*Prompt*
Transcribe all of the data exactly. Omit the pictures.

*Supplied data*

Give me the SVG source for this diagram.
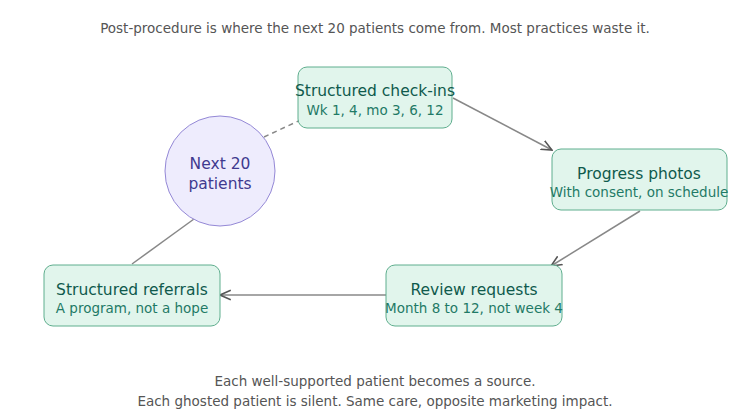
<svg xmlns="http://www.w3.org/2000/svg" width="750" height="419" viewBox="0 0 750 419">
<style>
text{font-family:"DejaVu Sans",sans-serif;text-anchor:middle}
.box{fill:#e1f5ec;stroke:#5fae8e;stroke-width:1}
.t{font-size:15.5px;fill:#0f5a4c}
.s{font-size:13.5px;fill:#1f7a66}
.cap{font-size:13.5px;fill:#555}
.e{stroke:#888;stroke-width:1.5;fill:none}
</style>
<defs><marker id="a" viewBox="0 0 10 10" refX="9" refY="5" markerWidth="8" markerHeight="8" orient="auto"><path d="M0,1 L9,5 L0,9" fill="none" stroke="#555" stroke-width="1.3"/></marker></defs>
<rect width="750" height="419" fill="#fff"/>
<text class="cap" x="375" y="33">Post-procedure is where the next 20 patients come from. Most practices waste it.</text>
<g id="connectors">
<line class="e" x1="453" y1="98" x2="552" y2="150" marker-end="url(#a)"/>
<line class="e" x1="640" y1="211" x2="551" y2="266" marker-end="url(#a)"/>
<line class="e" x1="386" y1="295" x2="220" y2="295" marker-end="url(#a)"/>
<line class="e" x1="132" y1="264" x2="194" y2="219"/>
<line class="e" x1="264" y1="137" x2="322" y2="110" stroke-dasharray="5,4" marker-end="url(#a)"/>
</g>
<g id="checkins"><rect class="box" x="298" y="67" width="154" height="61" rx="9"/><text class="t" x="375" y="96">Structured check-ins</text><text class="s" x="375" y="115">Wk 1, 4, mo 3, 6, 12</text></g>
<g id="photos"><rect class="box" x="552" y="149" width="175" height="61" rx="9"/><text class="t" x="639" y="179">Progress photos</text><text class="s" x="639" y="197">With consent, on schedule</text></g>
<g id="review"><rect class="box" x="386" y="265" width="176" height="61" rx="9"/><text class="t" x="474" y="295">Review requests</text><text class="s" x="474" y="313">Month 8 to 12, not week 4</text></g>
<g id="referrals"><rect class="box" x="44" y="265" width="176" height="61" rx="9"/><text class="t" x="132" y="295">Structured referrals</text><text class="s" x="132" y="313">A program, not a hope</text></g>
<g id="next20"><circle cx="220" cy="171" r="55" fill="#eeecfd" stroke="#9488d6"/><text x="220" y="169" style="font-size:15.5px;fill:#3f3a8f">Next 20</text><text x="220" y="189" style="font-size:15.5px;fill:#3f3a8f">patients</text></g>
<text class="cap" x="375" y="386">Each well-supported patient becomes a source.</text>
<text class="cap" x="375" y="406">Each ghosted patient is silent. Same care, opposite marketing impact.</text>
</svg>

*Complete answer*
Give me the SVG source for this diagram.
<svg xmlns="http://www.w3.org/2000/svg" width="750" height="419" viewBox="0 0 750 419">
<style>
text{font-family:"DejaVu Sans",sans-serif;text-anchor:middle}
.box{fill:#e1f5ec;stroke:#5fae8e;stroke-width:1}
.t{font-size:15.5px;fill:#0f5a4c}
.s{font-size:13.5px;fill:#1f7a66}
.cap{font-size:13.5px;fill:#555}
.e{stroke:#888;stroke-width:1.5;fill:none}
</style>
<defs><marker id="a" viewBox="0 0 10 10" refX="9" refY="5" markerWidth="8" markerHeight="8" orient="auto"><path d="M0,1 L9,5 L0,9" fill="none" stroke="#555" stroke-width="1.3"/></marker></defs>
<rect width="750" height="419" fill="#fff"/>
<text class="cap" x="375" y="33">Post-procedure is where the next 20 patients come from. Most practices waste it.</text>
<g id="connectors">
<line class="e" x1="453" y1="98" x2="552" y2="150" marker-end="url(#a)"/>
<line class="e" x1="640" y1="211" x2="551" y2="266" marker-end="url(#a)"/>
<line class="e" x1="386" y1="295" x2="220" y2="295" marker-end="url(#a)"/>
<line class="e" x1="132" y1="264" x2="194" y2="219"/>
<line class="e" x1="264" y1="137" x2="322" y2="110" stroke-dasharray="5,4" marker-end="url(#a)"/>
</g>
<g id="checkins"><rect class="box" x="298" y="67" width="154" height="61" rx="9"/><text class="t" x="375" y="96">Structured check-ins</text><text class="s" x="375" y="115">Wk 1, 4, mo 3, 6, 12</text></g>
<g id="photos"><rect class="box" x="552" y="149" width="175" height="61" rx="9"/><text class="t" x="639" y="179">Progress photos</text><text class="s" x="639" y="197">With consent, on schedule</text></g>
<g id="review"><rect class="box" x="386" y="265" width="176" height="61" rx="9"/><text class="t" x="474" y="295">Review requests</text><text class="s" x="474" y="313">Month 8 to 12, not week 4</text></g>
<g id="referrals"><rect class="box" x="44" y="265" width="176" height="61" rx="9"/><text class="t" x="132" y="295">Structured referrals</text><text class="s" x="132" y="313">A program, not a hope</text></g>
<g id="next20"><circle cx="220" cy="171" r="55" fill="#eeecfd" stroke="#9488d6"/><text x="220" y="169" style="font-size:15.5px;fill:#3f3a8f">Next 20</text><text x="220" y="189" style="font-size:15.5px;fill:#3f3a8f">patients</text></g>
<text class="cap" x="375" y="386">Each well-supported patient becomes a source.</text>
<text class="cap" x="375" y="406">Each ghosted patient is silent. Same care, opposite marketing impact.</text>
</svg>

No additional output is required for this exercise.